Stock applications are the apps that come pre-installed on a device from the device’s maker or platform provider.
In the case of platforms like Android, such apps are from the platform’s custodian, in this case, Google or for users of forked versions of Android, Cyanogen, Amazon and the like. The device makers like Huawei, Samsung, Lenovo and others are also known to add several of their own apps in order to customize the experience. They will also from time to time strike partnerships and pre-load a few other apps from third parties. Heck! Even carriers once in a while complicate matters by adding their own stuff. The end result is something most users will be familiar with: bloatware. Stuff that fills up your device’s internal storage but is not necessarily beneficial to you nor are you likely to ever use it.

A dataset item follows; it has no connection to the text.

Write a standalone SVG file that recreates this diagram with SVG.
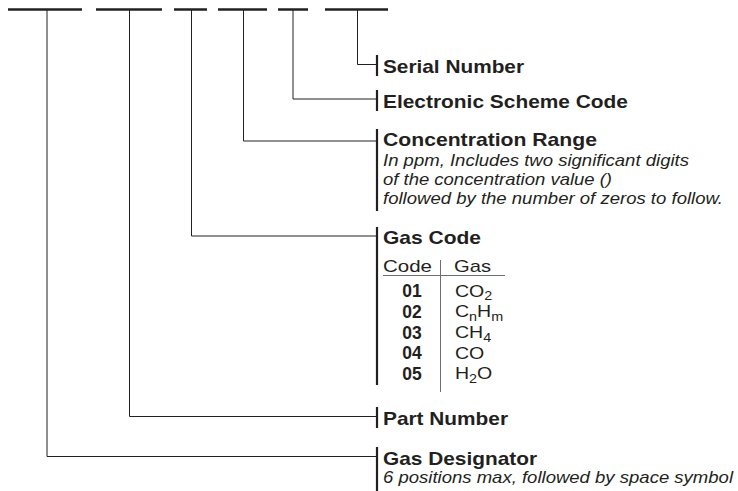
<svg xmlns="http://www.w3.org/2000/svg" width="738" height="491" viewBox="0 0 738 491">
<style>
.bg{fill:#fff}
.seg{stroke:#231f20;stroke-width:2.5;fill:none}
.con{stroke:#231f20;stroke-width:1;fill:none}
.brk{stroke:#231f20;stroke-width:2.2;fill:none}
.thin{stroke:#6d6e71;stroke-width:1;fill:none}
.t{font-family:"Liberation Sans",Arial,sans-serif;font-weight:bold;font-size:18.5px;fill:#231f20}
.d{font-family:"Liberation Sans",Arial,sans-serif;font-style:italic;font-size:17px;fill:#231f20}
.r{font-family:"Liberation Sans",Arial,sans-serif;font-size:17px;fill:#231f20}
.s{font-size:12.5px}
.b{font-family:"Liberation Sans",Arial,sans-serif;font-weight:bold;font-size:17.5px;fill:#231f20;text-anchor:middle}
</style>
<rect class="bg" x="0" y="0" width="738" height="491"/>
<g id="code-fields">
<line class="seg" x1="8" y1="9.5" x2="82" y2="9.5"/>
<line class="seg" x1="96" y1="9.5" x2="162" y2="9.5"/>
<line class="seg" x1="174" y1="9.5" x2="207" y2="9.5"/>
<line class="seg" x1="218" y1="9.5" x2="267" y2="9.5"/>
<line class="seg" x1="278" y1="9.5" x2="308" y2="9.5"/>
<line class="seg" x1="325" y1="9.5" x2="388" y2="9.5"/>
</g>
<g id="connectors">
<polyline class="con" points="357.5,10 357.5,64.5 376,64.5"/>
<polyline class="con" points="293,10 293,99 376,99"/>
<polyline class="con" points="243.5,10 243.5,141 376,141"/>
<polyline class="con" points="191.5,10 191.5,236 376,236"/>
<polyline class="con" points="129.5,10 129.5,416.5 376,416.5"/>
<polyline class="con" points="47,10 47,456.5 376,456.5"/>
</g>
<g id="serial-number">
<line class="brk" x1="377" y1="55" x2="377" y2="76"/>
<text class="t" x="383" y="73" textLength="141" lengthAdjust="spacingAndGlyphs">Serial Number</text>
</g>
<g id="electronic-scheme-code">
<line class="brk" x1="377" y1="90" x2="377" y2="111"/>
<text class="t" x="383" y="108" textLength="245" lengthAdjust="spacingAndGlyphs">Electronic Scheme Code</text>
</g>
<g id="concentration-range">
<line class="brk" x1="377" y1="129" x2="377" y2="211"/>
<text class="t" x="383" y="146" textLength="214" lengthAdjust="spacingAndGlyphs">Concentration Range</text>
<text class="d" x="383" y="166" textLength="306" lengthAdjust="spacingAndGlyphs">In ppm, Includes two significant digits</text>
<text class="d" x="383" y="185" textLength="229" lengthAdjust="spacingAndGlyphs">of the concentration value ()</text>
<text class="d" x="383" y="204" textLength="340" lengthAdjust="spacingAndGlyphs">followed by the number of zeros to follow.</text>
</g>
<g id="gas-code">
<line class="brk" x1="377" y1="227" x2="377" y2="385"/>
<text class="t" x="383" y="244" textLength="98" lengthAdjust="spacingAndGlyphs">Gas Code</text>
<text class="r" x="383" y="272" textLength="49" lengthAdjust="spacingAndGlyphs">Code</text>
<text class="r" x="454" y="272" textLength="37" lengthAdjust="spacingAndGlyphs">Gas</text>
<line class="thin" x1="383" y1="275.5" x2="505" y2="275.5"/>
<line class="thin" x1="440.5" y1="260" x2="440.5" y2="392"/>
<text class="b" x="412" y="297">01</text>
<text class="b" x="412" y="318">02</text>
<text class="b" x="412" y="338.5">03</text>
<text class="b" x="412" y="359">04</text>
<text class="b" x="412" y="379.5">05</text>
<g transform="translate(455,0) scale(1.15,1)">
<text class="r" x="0" y="297">CO<tspan class="s" dy="3.5">2</tspan></text>
<text class="r" x="0" y="317.5">C<tspan class="s" dy="3.5">n</tspan><tspan dy="-3.5">H</tspan><tspan class="s" dy="3.5">m</tspan></text>
<text class="r" x="0" y="338.5">CH<tspan class="s" dy="3.5">4</tspan></text>
<text class="r" x="0" y="359">CO</text>
<text class="r" x="0" y="379.5">H<tspan class="s" dy="3.5">2</tspan><tspan dy="-3.5">O</tspan></text>
</g>
</g>
<g id="part-number">
<line class="brk" x1="377" y1="407" x2="377" y2="428"/>
<text class="t" x="383" y="425" textLength="125" lengthAdjust="spacingAndGlyphs">Part Number</text>
</g>
<g id="gas-designator">
<line class="brk" x1="377" y1="447" x2="377" y2="491"/>
<text class="t" x="383" y="465" textLength="154" lengthAdjust="spacingAndGlyphs">Gas Designator</text>
<text class="d" x="383" y="483" textLength="350" lengthAdjust="spacingAndGlyphs">6 positions max, followed by space symbol</text>
</g>
</svg>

On Android, most of such apps can be uninstalled easily through the settings application. In cases where they can’t, there is an option to freeze them. This means they are not running in the background hence hogging valuable system resources like CPU time and RAM but they are still taking up space. By rooting, Android users can get rid of just about any application. Things are not as easy across the fence on iOS, though.
On the iPhone which is Apple’s hardware running Apple’s software, the situation is somewhat less complicated but confusing at the same time. Only Apple’s apps are pre-installed on iOS so users don’t have to fiddle with a host of apps from other parties. Up to now, there’s no way for iPhone users to do away with such apps. Well, there is a way, by jailbreaking but how many people ever do that?
When iOS 10 is finally made available later in the year (it is available to developers as a beta at the moment and the public can join the preview program from later next month), it will be the first version of Apple’s mobile platform to let users do away with built-in apps they don’t need.
Confirmed: stock apps are removable!!! pic.twitter.com/hk7Jk98Rli
— Matt Ellison (@Matt_Ellison7) June 13, 2016
As per the information posted by Apple on its support pages, users will be able to uninstall up to 23 applications by simply pressing and holding down such an app until it starts to jiggle after which an “X” will show up at the app icon’s upper corner left corner. Clicking the X results in the app being uninstalled. Simple as that.
The 23 applications that users will be able to uninstall are:
- Calculator
- Calendar
- Compass
- Contacts
- FaceTime
- Find My Friends
- Home
- iBooks
- iCloud Drive
- iTunes Store
- Maps
- Music
- News
- Notes
- Podcasts
- Reminders
- Stocks
- Tips
- Videos
- Voice Memos
- Watch app
- Weather
Apple notes that even after uninstalling all these apps, users will only be able to recover, at most, 150 megabytes of storage space.
Since this is an iOS 10 feature, it will also be available on the iPad and iPod Touch as well. iOS 10 was announced yesterday at the WWDC.